The language spoke by the Himyarite Arabs is definitely different to the Modern Standard Arabic which resembles the Classical Northern Arabic language.
I remembered when I studied in Folk Religious School (SAR) where my Arabic language teachers said that I was good in Arabic either in the grammar or the pronunciation. I also had a vast vocabulary as compared to other native students, lol. Some of the religious academic teachers including the Arabic ones had tried to stop me from leaving the school just after I clashed with the discipline teacher simply because Sharia stream students were bunch of useless citizens and their classes was beside an unused toilet at the edge of the top level in the school building. Moral of the story, if you wanted your children to have Arabic education, never send them to study in SAR. There was a lack of qualified teachers and I am still following the news about the national "religious and Arabic" education. I believe the situation is still the same. Send your children right away to Arabic speaking schools or simply speak with them in the language at home. Education begins from home.
There were many different dialects spoken by ancient Arabs. The prominent ones in Southern Arabia was the Himyari language and the Sayhadi language. Little is known about the Himyari language and linguists could not find any relation between the Himyari language with Southern Arabic. While being a great kingdom, the knowledge about Himyarite language is very limited and could only be seen through inscriptions written in Sabaean script, which is an Old South Arabian language.

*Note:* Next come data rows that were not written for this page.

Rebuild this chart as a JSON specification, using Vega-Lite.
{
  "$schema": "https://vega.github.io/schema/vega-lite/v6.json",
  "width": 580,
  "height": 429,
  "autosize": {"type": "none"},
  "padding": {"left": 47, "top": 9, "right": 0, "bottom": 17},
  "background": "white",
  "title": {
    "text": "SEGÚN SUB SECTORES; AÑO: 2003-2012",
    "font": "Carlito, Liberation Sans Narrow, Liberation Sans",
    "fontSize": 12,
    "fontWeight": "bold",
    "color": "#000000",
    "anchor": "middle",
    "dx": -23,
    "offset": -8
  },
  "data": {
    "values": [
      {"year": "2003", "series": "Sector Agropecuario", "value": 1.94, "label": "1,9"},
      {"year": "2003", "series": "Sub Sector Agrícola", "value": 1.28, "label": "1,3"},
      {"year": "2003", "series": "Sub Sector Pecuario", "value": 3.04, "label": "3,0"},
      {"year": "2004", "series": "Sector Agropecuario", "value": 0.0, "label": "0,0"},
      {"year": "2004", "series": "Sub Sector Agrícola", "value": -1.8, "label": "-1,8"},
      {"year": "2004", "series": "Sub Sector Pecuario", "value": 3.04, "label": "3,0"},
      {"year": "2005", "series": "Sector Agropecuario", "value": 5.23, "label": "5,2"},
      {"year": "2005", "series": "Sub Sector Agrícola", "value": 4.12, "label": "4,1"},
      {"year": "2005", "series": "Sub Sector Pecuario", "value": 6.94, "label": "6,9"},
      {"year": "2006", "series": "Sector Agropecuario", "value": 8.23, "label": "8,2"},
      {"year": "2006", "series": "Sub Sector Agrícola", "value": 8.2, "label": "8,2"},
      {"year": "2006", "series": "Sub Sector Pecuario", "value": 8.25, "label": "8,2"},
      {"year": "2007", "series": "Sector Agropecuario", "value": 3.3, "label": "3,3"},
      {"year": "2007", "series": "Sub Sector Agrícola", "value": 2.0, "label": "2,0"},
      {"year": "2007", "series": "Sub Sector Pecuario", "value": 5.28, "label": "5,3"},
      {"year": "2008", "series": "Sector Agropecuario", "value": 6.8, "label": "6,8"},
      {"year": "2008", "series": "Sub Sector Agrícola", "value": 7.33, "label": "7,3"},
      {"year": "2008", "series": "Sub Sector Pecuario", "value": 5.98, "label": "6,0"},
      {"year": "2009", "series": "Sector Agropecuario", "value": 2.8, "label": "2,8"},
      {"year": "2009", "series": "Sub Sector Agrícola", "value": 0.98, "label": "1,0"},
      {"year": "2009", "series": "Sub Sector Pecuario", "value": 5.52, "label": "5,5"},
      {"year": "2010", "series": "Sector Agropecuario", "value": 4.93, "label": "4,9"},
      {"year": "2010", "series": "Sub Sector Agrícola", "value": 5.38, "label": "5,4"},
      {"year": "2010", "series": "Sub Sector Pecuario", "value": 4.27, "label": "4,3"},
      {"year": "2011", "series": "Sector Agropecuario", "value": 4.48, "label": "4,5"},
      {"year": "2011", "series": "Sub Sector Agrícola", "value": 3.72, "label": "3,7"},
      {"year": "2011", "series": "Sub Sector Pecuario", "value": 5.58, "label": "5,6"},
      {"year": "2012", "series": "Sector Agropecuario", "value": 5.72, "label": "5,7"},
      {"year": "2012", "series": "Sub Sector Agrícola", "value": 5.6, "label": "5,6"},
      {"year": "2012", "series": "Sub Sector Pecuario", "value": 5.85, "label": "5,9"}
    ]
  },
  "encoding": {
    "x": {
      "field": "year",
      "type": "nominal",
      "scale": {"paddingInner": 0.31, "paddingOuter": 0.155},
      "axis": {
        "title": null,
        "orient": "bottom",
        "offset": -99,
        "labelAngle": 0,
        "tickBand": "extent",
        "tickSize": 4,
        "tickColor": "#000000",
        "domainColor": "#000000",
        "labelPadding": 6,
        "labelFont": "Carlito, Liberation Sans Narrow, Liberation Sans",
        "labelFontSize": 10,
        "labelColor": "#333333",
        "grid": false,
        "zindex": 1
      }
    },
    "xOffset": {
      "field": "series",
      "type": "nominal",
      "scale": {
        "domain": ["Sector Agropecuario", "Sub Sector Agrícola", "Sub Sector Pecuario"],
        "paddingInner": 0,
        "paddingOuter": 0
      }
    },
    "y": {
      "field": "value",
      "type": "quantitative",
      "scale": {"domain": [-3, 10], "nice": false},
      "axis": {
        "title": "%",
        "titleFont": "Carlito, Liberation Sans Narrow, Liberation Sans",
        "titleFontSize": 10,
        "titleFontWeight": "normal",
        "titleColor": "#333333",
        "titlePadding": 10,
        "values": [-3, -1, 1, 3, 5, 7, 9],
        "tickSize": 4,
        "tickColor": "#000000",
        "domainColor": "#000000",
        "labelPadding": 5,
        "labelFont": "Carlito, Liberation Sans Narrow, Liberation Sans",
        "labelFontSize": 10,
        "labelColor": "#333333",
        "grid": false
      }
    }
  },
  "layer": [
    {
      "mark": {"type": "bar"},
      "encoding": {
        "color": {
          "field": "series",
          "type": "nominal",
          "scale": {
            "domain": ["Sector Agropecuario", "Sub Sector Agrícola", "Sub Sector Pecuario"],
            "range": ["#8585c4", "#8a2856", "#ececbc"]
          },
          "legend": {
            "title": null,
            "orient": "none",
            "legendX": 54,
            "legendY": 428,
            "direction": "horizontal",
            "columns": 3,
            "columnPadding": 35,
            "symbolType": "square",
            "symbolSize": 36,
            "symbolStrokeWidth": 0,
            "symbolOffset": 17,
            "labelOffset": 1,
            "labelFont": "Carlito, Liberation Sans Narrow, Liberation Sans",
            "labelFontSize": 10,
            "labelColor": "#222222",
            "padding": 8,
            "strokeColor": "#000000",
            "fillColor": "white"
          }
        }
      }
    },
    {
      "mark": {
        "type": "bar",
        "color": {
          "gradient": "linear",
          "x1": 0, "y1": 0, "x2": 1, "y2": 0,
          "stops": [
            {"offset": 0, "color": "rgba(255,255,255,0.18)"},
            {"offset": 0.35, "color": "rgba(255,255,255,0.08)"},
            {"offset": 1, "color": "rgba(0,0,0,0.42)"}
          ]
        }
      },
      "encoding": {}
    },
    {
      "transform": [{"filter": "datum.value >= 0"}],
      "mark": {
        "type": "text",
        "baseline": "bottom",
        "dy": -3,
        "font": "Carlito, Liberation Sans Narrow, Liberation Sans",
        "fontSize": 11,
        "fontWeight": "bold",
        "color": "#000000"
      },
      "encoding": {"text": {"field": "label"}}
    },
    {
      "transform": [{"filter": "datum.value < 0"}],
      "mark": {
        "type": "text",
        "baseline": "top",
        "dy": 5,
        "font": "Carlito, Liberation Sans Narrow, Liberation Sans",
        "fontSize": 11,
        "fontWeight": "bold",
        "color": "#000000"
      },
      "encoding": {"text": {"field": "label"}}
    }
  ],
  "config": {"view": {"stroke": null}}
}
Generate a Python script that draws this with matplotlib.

The texts written in Himyar language seems to be rhymed. One of them is the Hymn of Qaniya. The language was only known from the statements made by Arab scholars from the first centuries after the rise of Muhammad s.a.w and his teachings. According to their description, the language was not mutual to Arabic speakers. They cannot understand the language at all.
Differently to Old South Arabian languages, which were supplanted by Arabic in 8th century, if not much earlier, the Himyar language continued to be spoken in the highlands of southwestern Yemen after the rise of Islam. According to al-Hamdani (893-947), it was spoken somewhere in the highlands of western Yemen in 10th century, while the tribes at the coast and eastern Yemen spoke Arabic and most tribes in the western highland spoke Arabic dialects with strong Himyari influence. In the following centuries, Himyari was completely supplanted by Classical Arabic. But the modern dialects of the highlands seem to show traces of the Himyari substrate.
The most prominent feature of the Himyari is the definite article am-. It was shared, though with some Arabic dialects in the west of Arabia. Furthermore, the suffixes of the perfect (suffix conjugation) in the first person singular and the second person began with k-, while Arabic has t-.
This feature is also found in Old South Arabian, Ethiosemitic and Modern South Arabian. Both features are also found in some modern Arabic dialects spoken in Yemen, probably through Himyari substrate influence. The article am- is also found in other modern dialects of Arabic in the Arabian peninsula and in Central Africa.
Scholar such as Maryam Bayshak believes that the Shehhi dialect of northern cape of the UAE descends from the Himyari language. Some scholars also claimed that Yemenite Arabic sounds like Assyrian language. And the script of Himyari language is almost similar to the script used to write Ethiopian language, Amharic. Modern Arabic script is the script of North Arabs.
Sealed with prayers for mercy, peace and love, amin!